*To do*
Copy out every line exactly, passing over the pictures.
-.-.-
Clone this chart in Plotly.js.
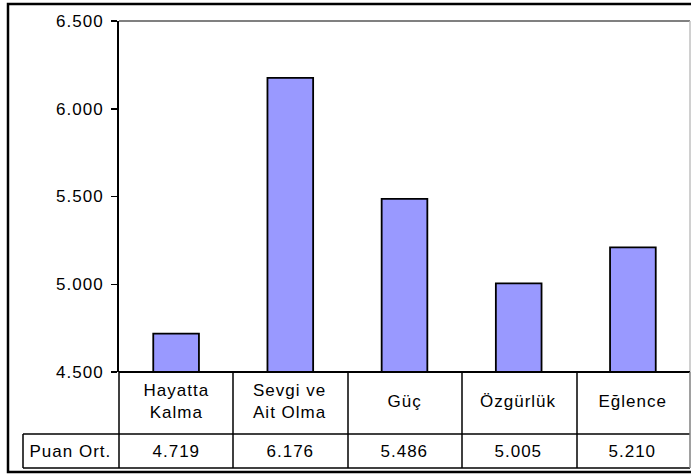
<!DOCTYPE html>
<html>
<head>
<meta charset="utf-8">
<script src="https://cdn.plot.ly/plotly-3.0.1.min.js"></script>
<style>
html,body{margin:0;padding:0;background:#fff;}
#chart{width:691px;height:474px;}
#chart svg text{letter-spacing:1px;}
</style>
</head>
<body>
<div id="chart"></div>
<script>
var categories = ['Hayatta<br>Kalma', 'Sevgi ve<br>Ait Olma', 'Güç', 'Özgürlük', 'Eğlence'];
var categoryKeys = ['Hayatta Kalma', 'Sevgi ve Ait Olma', 'Güç', 'Özgürlük', 'Eğlence'];
var values = [4719, 6176, 5486, 5005, 5210];
var seriesName = 'Puan Ort.';
var tickValues = [4500, 5000, 5500, 6000, 6500];
var tickLabels = ['4.500', '5.000', '5.500', '6.000', '6.500'];

function fmt(v) {
  var s = String(Math.round(v));
  return s.replace(/\B(?=(\d{3})+(?!\d))/g, '.');
}

// pixel -> paper helpers (plot area: x 119..690, y 21..372)
var L = 119, R = 690, T = 21, B = 372;
function px(x) { return (x - L) / (R - L); }
function py(y) { return (B - y) / (B - T); }

var shapes = [];
function line(x0, y0, x1, y1, color, w) {
  shapes.push({type: 'line', xref: 'paper', yref: 'paper', x0: px(x0), y0: py(y0), x1: px(x1), y1: py(y1),
    line: {color: color, width: w}});
}
// plot area border (top gray, right light gray)
line(L, T, R, T, '#808080', 2);
line(R, T, R, B, '#c0c0c0', 1.5);
// table
var colEdges = [119, 233, 348, 462, 577];
line(L, B, R, B, '#000', 2);
line(23, 434, R, 434, '#000', 1.5);
line(23, 468, R, 468, '#000', 1.5);
line(23, 434, 23, 468, '#000', 1.5);
for (var i = 0; i < colEdges.length; i++) line(colEdges[i], B, colEdges[i], 468, '#000', 1.5);
line(R, B, R, 468, '#808080', 1.5);
// outer border
shapes.push({type: 'rect', xref: 'paper', yref: 'paper', x0: px(8), y0: py(472), x1: px(705), y1: py(4),
  line: {color: '#000', width: 2.5}});

var annotations = [];
var font = {family: 'Liberation Sans, Arial, sans-serif', size: 17, color: '#000'};
for (var j = 0; j < categories.length; j++) {
  annotations.push({xref: 'x', yref: 'paper', x: categoryKeys[j], y: py(401), text: categories[j],
    showarrow: false, font: font, xanchor: 'center', yanchor: 'middle'});
  annotations.push({xref: 'x', yref: 'paper', x: categoryKeys[j], y: py(451), text: fmt(values[j]),
    showarrow: false, font: font, xanchor: 'center', yanchor: 'middle'});
}
annotations.push({xref: 'paper', yref: 'paper', x: px(70), y: py(451), text: seriesName,
  showarrow: false, font: font, xanchor: 'center', yanchor: 'middle'});

var data = [{
  type: 'bar',
  x: categoryKeys,
  y: values,
  base: 0,
  marker: {color: '#9999FF', line: {color: '#000', width: 1.8}},
  hoverinfo: 'none'
}];

var layout = {
  width: 691, height: 474,
  margin: {l: L, r: 691 - R, t: T, b: 474 - B, pad: 0},
  paper_bgcolor: '#fff', plot_bgcolor: '#fff',
  showlegend: false,
  bargap: 0.6,
  xaxis: {type: 'category', range: [-0.5, 4.5], showticklabels: false, ticks: '', showline: false,
    showgrid: false, zeroline: false, fixedrange: true},
  yaxis: {range: [4500, 6500], tickvals: tickValues, ticktext: tickLabels, ticks: 'outside',
    ticklen: 6, tickwidth: 1.5, tickcolor: '#000', showline: true, linecolor: '#000', linewidth: 2,
    showgrid: false, zeroline: false, tickfont: font, ticklabelstandoff: 4, fixedrange: true},
  shapes: shapes,
  annotations: annotations
};

Plotly.newPlot('chart', data, layout, {displayModeBar: false, staticPlot: true});
</script>
</body>
</html>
-.-.-
*Finished exercise*
Clone this chart in Plotly.js.
<!DOCTYPE html>
<html>
<head>
<meta charset="utf-8">
<script src="https://cdn.plot.ly/plotly-3.0.1.min.js"></script>
<style>
html,body{margin:0;padding:0;background:#fff;}
#chart{width:691px;height:474px;}
#chart svg text{letter-spacing:1px;}
</style>
</head>
<body>
<div id="chart"></div>
<script>
var categories = ['Hayatta<br>Kalma', 'Sevgi ve<br>Ait Olma', 'Güç', 'Özgürlük', 'Eğlence'];
var categoryKeys = ['Hayatta Kalma', 'Sevgi ve Ait Olma', 'Güç', 'Özgürlük', 'Eğlence'];
var values = [4719, 6176, 5486, 5005, 5210];
var seriesName = 'Puan Ort.';
var tickValues = [4500, 5000, 5500, 6000, 6500];
var tickLabels = ['4.500', '5.000', '5.500', '6.000', '6.500'];

function fmt(v) {
  var s = String(Math.round(v));
  return s.replace(/\B(?=(\d{3})+(?!\d))/g, '.');
}

// pixel -> paper helpers (plot area: x 119..690, y 21..372)
var L = 119, R = 690, T = 21, B = 372;
function px(x) { return (x - L) / (R - L); }
function py(y) { return (B - y) / (B - T); }

var shapes = [];
function line(x0, y0, x1, y1, color, w) {
  shapes.push({type: 'line', xref: 'paper', yref: 'paper', x0: px(x0), y0: py(y0), x1: px(x1), y1: py(y1),
    line: {color: color, width: w}});
}
// plot area border (top gray, right light gray)
line(L, T, R, T, '#808080', 2);
line(R, T, R, B, '#c0c0c0', 1.5);
// table
var colEdges = [119, 233, 348, 462, 577];
line(L, B, R, B, '#000', 2);
line(23, 434, R, 434, '#000', 1.5);
line(23, 468, R, 468, '#000', 1.5);
line(23, 434, 23, 468, '#000', 1.5);
for (var i = 0; i < colEdges.length; i++) line(colEdges[i], B, colEdges[i], 468, '#000', 1.5);
line(R, B, R, 468, '#808080', 1.5);
// outer border
shapes.push({type: 'rect', xref: 'paper', yref: 'paper', x0: px(8), y0: py(472), x1: px(705), y1: py(4),
  line: {color: '#000', width: 2.5}});

var annotations = [];
var font = {family: 'Liberation Sans, Arial, sans-serif', size: 17, color: '#000'};
for (var j = 0; j < categories.length; j++) {
  annotations.push({xref: 'x', yref: 'paper', x: categoryKeys[j], y: py(401), text: categories[j],
    showarrow: false, font: font, xanchor: 'center', yanchor: 'middle'});
  annotations.push({xref: 'x', yref: 'paper', x: categoryKeys[j], y: py(451), text: fmt(values[j]),
    showarrow: false, font: font, xanchor: 'center', yanchor: 'middle'});
}
annotations.push({xref: 'paper', yref: 'paper', x: px(70), y: py(451), text: seriesName,
  showarrow: false, font: font, xanchor: 'center', yanchor: 'middle'});

var data = [{
  type: 'bar',
  x: categoryKeys,
  y: values,
  base: 0,
  marker: {color: '#9999FF', line: {color: '#000', width: 1.8}},
  hoverinfo: 'none'
}];

var layout = {
  width: 691, height: 474,
  margin: {l: L, r: 691 - R, t: T, b: 474 - B, pad: 0},
  paper_bgcolor: '#fff', plot_bgcolor: '#fff',
  showlegend: false,
  bargap: 0.6,
  xaxis: {type: 'category', range: [-0.5, 4.5], showticklabels: false, ticks: '', showline: false,
    showgrid: false, zeroline: false, fixedrange: true},
  yaxis: {range: [4500, 6500], tickvals: tickValues, ticktext: tickLabels, ticks: 'outside',
    ticklen: 6, tickwidth: 1.5, tickcolor: '#000', showline: true, linecolor: '#000', linewidth: 2,
    showgrid: false, zeroline: false, tickfont: font, ticklabelstandoff: 4, fixedrange: true},
  shapes: shapes,
  annotations: annotations
};

Plotly.newPlot('chart', data, layout, {displayModeBar: false, staticPlot: true});
</script>
</body>
</html>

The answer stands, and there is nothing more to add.